## YOUR OBJECTIVE
Leave out the pictures, and write out exactly the lines from the beginning of the material to the line holding "const capBoxB = [0.7386, 0.780, 0.828, 0.890, 1.0];", that line included, and nothing else.

## DATA EXTRACT

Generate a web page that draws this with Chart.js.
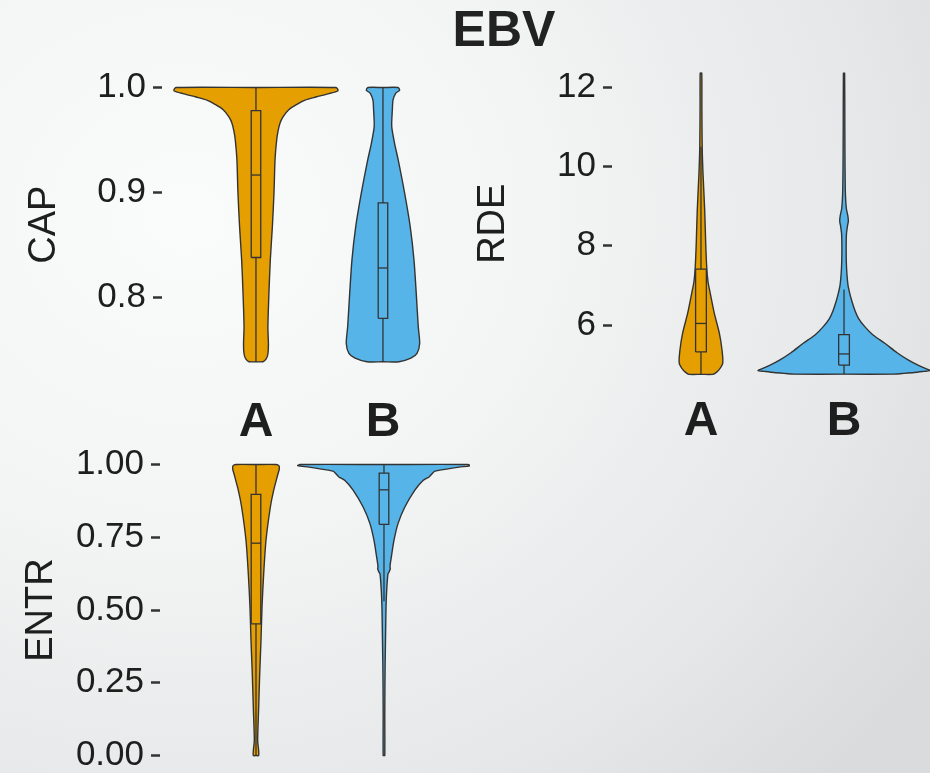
<!DOCTYPE html>
<html>
<head>
<meta charset="utf-8">
<script src="https://cdn.jsdelivr.net/npm/chart.js@4.4.1/dist/chart.umd.min.js"></script>
<style>
html, body { margin: 0; padding: 0; width: 930px; height: 773px; overflow: hidden; }
body { position: relative; background: radial-gradient(ellipse 900px 800px at 20% 28%, #fafbfb 0%, #f3f4f4 40%, #e6e8e9 75%, #d9dbdd 100%); }
#title { position: absolute; left: 504px; top: 4px; transform: translateX(-50%); font: bold 50px/50px 'Liberation Sans', Arial, sans-serif; color: #222; white-space: nowrap; }
canvas { position: absolute; }
</style>
</head>
<body>
<div id="title">EBV</div>
<canvas id="cap" width="470" height="440" style="left:0px;top:0px"></canvas>
<canvas id="rde" width="460" height="440" style="left:470px;top:0px"></canvas>
<canvas id="entr" width="470" height="400" style="left:0px;top:400px"></canvas>
<script>
// ---------------- DATA ----------------
const categories = ['A', 'B'];

// CAP
const capTicks = [0.8, 0.9, 1.0];
const capTickLabels = ['0.8', '0.9', '1.0'];
const capGridA = [1.0, 0.997, 0.994, 0.991, 0.988, 0.984, 0.979, 0.972, 0.966, 0.958, 0.95, 0.931, 0.9, 0.867, 0.836, 0.804, 0.772, 0.755, 0.746, 0.741, 0.7386];
const capDensA = [0.63, 0.646, 0.567, 0.472, 0.386, 0.323, 0.260, 0.213, 0.189, 0.173, 0.163, 0.150, 0.142, 0.129, 0.113, 0.102, 0.094, 0.098, 0.094, 0.079, 0.055];
const capGridB = [1.0, 0.9975, 0.9945, 0.988, 0.979, 0.963, 0.947, 0.931, 0.899, 0.867, 0.836, 0.804, 0.772, 0.756, 0.7466, 0.742, 0.7386];
const capDensB = [0.118, 0.131, 0.100, 0.079, 0.074, 0.069, 0.091, 0.120, 0.171, 0.215, 0.244, 0.262, 0.278, 0.289, 0.268, 0.220, 0.126];
// box stats: [lower whisker, Q1, median, Q3, upper whisker]
const capBoxA = [0.7386, 0.838, 0.9166, 0.978, 1.0];
const capBoxB = [0.7386, 0.780, 0.828, 0.890, 1.0];

// RDE
const rdeTicks = [6, 8, 10, 12];
const rdeTickLabels = ['6', '8', '10', '12'];
const rdeGridA = [12.36, 11.5, 10.5, 9.84, 8.9, 8.07, 7.47, 7.1, 6.8, 6.3, 5.8, 5.37, 5.04, 4.86, 4.78, 4.755];
const rdeDensA = [0.0056, 0.0063, 0.0084, 0.014, 0.026, 0.033, 0.040, 0.049, 0.065, 0.093, 0.128, 0.147, 0.152, 0.124, 0.098, 0.084];
const rdeGridB = [12.36, 11, 10, 9.3, 8.95, 8.75, 8.62, 8.5, 8.3, 8.0, 7.6, 7.3, 7.0, 6.8, 6.6, 6.38, 6.17, 5.96, 5.75, 5.54, 5.3, 5.12, 5.0, 4.9, 4.85, 4.83, 4.80, 4.775, 4.76];
const rdeDensB = [0.0042, 0.0056, 0.0070, 0.0098, 0.016, 0.027, 0.030, 0.024, 0.017, 0.015, 0.016, 0.020, 0.028, 0.040, 0.055, 0.075, 0.101, 0.145, 0.203, 0.285, 0.371, 0.448, 0.510, 0.573, 0.601, 0.559, 0.490, 0.406, 0.350];
const rdeBoxA = [4.755, 5.32, 6.04, 7.41, 10.5];
const rdeBoxB = [4.76, 4.99, 5.27, 5.76, 6.9];

// ENTR
const entrTicks = [0, 0.25, 0.5, 0.75, 1.0];
const entrTickLabels = ['0.00', '0.25', '0.50', '0.75', '1.00'];
const entrGridA = [1.0, 0.995, 0.985, 0.968, 0.911, 0.853, 0.739, 0.624, 0.51, 0.395, 0.281, 0.166, 0.052, 0.02, 0];
const entrDensA = [0.156, 0.180, 0.182, 0.172, 0.138, 0.112, 0.078, 0.060, 0.047, 0.039, 0.029, 0.021, 0.013, 0.020, 0.021];
const entrGridB = [1.0, 0.996, 0.991, 0.985, 0.977, 0.968, 0.957, 0.945, 0.911, 0.853, 0.796, 0.739, 0.681, 0.650, 0.641, 0.630, 0.624, 0.567, 0.51, 0.4, 0.3, 0.15, 0];
const entrDensB = [0.656, 0.674, 0.586, 0.500, 0.398, 0.375, 0.352, 0.305, 0.240, 0.162, 0.109, 0.078, 0.057, 0.047, 0.049, 0.039, 0.031, 0.021, 0.016, 0.012, 0.0086, 0.0063, 0.0063];
const entrBoxA = [0, 0.4525, 0.7296, 0.897, 1.0];
const entrBoxB = [0.53, 0.794, 0.913, 0.970, 1.0];

// ---------------- STYLE ----------------
const FONT = "'Liberation Sans', Arial, Helvetica, sans-serif";
const FILLS = ['#E69F00', '#56B4E9'];
const OUTLINE = '#333333';
const TEXT = '#1e1e1e';
const BOX_HALF = 0.0375;

function violinPoints(grid, dens, c) {
  const n = grid.length;
  const pts = [{x: c, y: grid[0]}];
  for (let i = 0; i < n; i++) pts.push({x: c + dens[i], y: grid[i]});
  pts.push({x: c, y: grid[n - 1]});
  for (let i = n - 1; i >= 0; i--) pts.push({x: c - dens[i], y: grid[i]});
  pts.push({x: c, y: grid[0]});
  return pts;
}

function lineDs(points) {
  return {data: points, showLine: true, fill: false, borderColor: OUTLINE, borderWidth: 1.3,
          pointRadius: 0, tension: 0, clip: false};
}

function makeChart(id, cfg) {
  const datasets = [];
  cfg.boxes.forEach((b, i) => {
    const c = i + 1;
    datasets.push(lineDs([{x: c - BOX_HALF, y: b[1]}, {x: c + BOX_HALF, y: b[1]}, {x: c + BOX_HALF, y: b[3]}, {x: c - BOX_HALF, y: b[3]}, {x: c - BOX_HALF, y: b[1]}]));
    datasets.push(lineDs([{x: c - BOX_HALF, y: b[2]}, {x: c + BOX_HALF, y: b[2]}]));
    datasets.push(lineDs([{x: c, y: b[0]}, {x: c, y: b[1]}]));
    datasets.push(lineDs([{x: c, y: b[3]}, {x: c, y: b[4]}]));
  });
  cfg.violins.forEach((v, i) => {
    datasets.push({data: violinPoints(v[0], v[1], i + 1), showLine: true, fill: 'shape',
      backgroundColor: FILLS[i], borderColor: OUTLINE, borderWidth: 1.4, pointRadius: 0,
      tension: 0.25, clip: false});
  });
  return new Chart(document.getElementById(id), {
    type: 'scatter',
    data: {datasets},
    options: {
      responsive: false, animation: false, events: [],
      layout: {padding: cfg.padding},
      plugins: {legend: {display: false}, tooltip: {enabled: false}, title: {display: false}},
      elements: {point: {radius: 0, hoverRadius: 0}, line: {capBezierPoints: false}},
      scales: {
        x: {
          type: 'linear', min: cfg.xmin, max: cfg.xmax,
          afterFit: s => { s.height = cfg.xh; },
          afterBuildTicks: s => { s.ticks = categories.map((c, i) => ({value: i + 1})); },
          grid: {display: false}, border: {display: false},
          ticks: {display: cfg.showX, padding: cfg.xpad, color: TEXT, maxRotation: 0,
                  font: {family: FONT, size: 48, weight: 'bold'},
                  callback: v => categories[Math.round(v) - 1]}
        },
        y: {
          type: 'linear', min: cfg.ymin, max: cfg.ymax,
          afterFit: s => { s.width = cfg.yw; },
          afterBuildTicks: s => { s.ticks = cfg.ticks.map(v => ({value: v})); },
          grid: {display: true, drawOnChartArea: false, drawTicks: true, tickLength: 9,
                 tickWidth: 2.5, tickColor: OUTLINE},
          border: {display: false},
          ticks: {padding: 7, color: TEXT, font: {family: FONT, size: 35},
                  callback: (v, i) => cfg.tickLabels[i]},
          title: {display: true, text: cfg.title, color: TEXT, padding: {top: cfg.tpad, bottom: 0},
                  font: {family: FONT, size: 38}}
        }
      }
    }
  });
}

makeChart('cap', {
  violins: [[capGridA, capDensA], [capGridB, capDensB]], boxes: [capBoxA, capBoxB],
  ticks: capTicks, tickLabels: capTickLabels, title: 'CAP',
  xmin: 0.26, xmax: 2.646, ymin: 0.7255, ymax: 1.0131,
  padding: {top: 73.8, left: 0, right: 5, bottom: 0}, yw: 162, xh: 64.5, xpad: 10, showX: true, tpad: 22
});
makeChart('rde', {
  violins: [[rdeGridA, rdeDensA], [rdeGridB, rdeDensB]], boxes: [rdeBoxA, rdeBoxB],
  ticks: rdeTicks, tickLabels: rdeTickLabels, title: 'RDE',
  xmin: 0.378, xmax: 2.601, ymin: 4.375, ymax: 12.74,
  padding: {top: 58.1, left: 0, right: 0, bottom: 0}, yw: 142, xh: 50.6, xpad: -4, showX: true, tpad: 1
});
makeChart('entr', {
  violins: [[entrGridA, entrDensA], [entrGridB, entrDensB]], boxes: [entrBoxA, entrBoxB],
  ticks: entrTicks, tickLabels: entrTickLabels, title: 'ENTR',
  xmin: 0.25, xmax: 2.633, ymin: -0.0515, ymax: 1.0515,
  padding: {top: 49.5, left: 0, right: 5, bottom: 0}, yw: 160, xh: 29.5, xpad: 10, showX: false, tpad: 19
});
</script>
</body>
</html>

## ANSWER TO THE EXERCISE
Generate a web page that draws this with Chart.js.
<!DOCTYPE html>
<html>
<head>
<meta charset="utf-8">
<script src="https://cdn.jsdelivr.net/npm/chart.js@4.4.1/dist/chart.umd.min.js"></script>
<style>
html, body { margin: 0; padding: 0; width: 930px; height: 773px; overflow: hidden; }
body { position: relative; background: radial-gradient(ellipse 900px 800px at 20% 28%, #fafbfb 0%, #f3f4f4 40%, #e6e8e9 75%, #d9dbdd 100%); }
#title { position: absolute; left: 504px; top: 4px; transform: translateX(-50%); font: bold 50px/50px 'Liberation Sans', Arial, sans-serif; color: #222; white-space: nowrap; }
canvas { position: absolute; }
</style>
</head>
<body>
<div id="title">EBV</div>
<canvas id="cap" width="470" height="440" style="left:0px;top:0px"></canvas>
<canvas id="rde" width="460" height="440" style="left:470px;top:0px"></canvas>
<canvas id="entr" width="470" height="400" style="left:0px;top:400px"></canvas>
<script>
// ---------------- DATA ----------------
const categories = ['A', 'B'];

// CAP
const capTicks = [0.8, 0.9, 1.0];
const capTickLabels = ['0.8', '0.9', '1.0'];
const capGridA = [1.0, 0.997, 0.994, 0.991, 0.988, 0.984, 0.979, 0.972, 0.966, 0.958, 0.95, 0.931, 0.9, 0.867, 0.836, 0.804, 0.772, 0.755, 0.746, 0.741, 0.7386];
const capDensA = [0.63, 0.646, 0.567, 0.472, 0.386, 0.323, 0.260, 0.213, 0.189, 0.173, 0.163, 0.150, 0.142, 0.129, 0.113, 0.102, 0.094, 0.098, 0.094, 0.079, 0.055];
const capGridB = [1.0, 0.9975, 0.9945, 0.988, 0.979, 0.963, 0.947, 0.931, 0.899, 0.867, 0.836, 0.804, 0.772, 0.756, 0.7466, 0.742, 0.7386];
const capDensB = [0.118, 0.131, 0.100, 0.079, 0.074, 0.069, 0.091, 0.120, 0.171, 0.215, 0.244, 0.262, 0.278, 0.289, 0.268, 0.220, 0.126];
// box stats: [lower whisker, Q1, median, Q3, upper whisker]
const capBoxA = [0.7386, 0.838, 0.9166, 0.978, 1.0];
const capBoxB = [0.7386, 0.780, 0.828, 0.890, 1.0];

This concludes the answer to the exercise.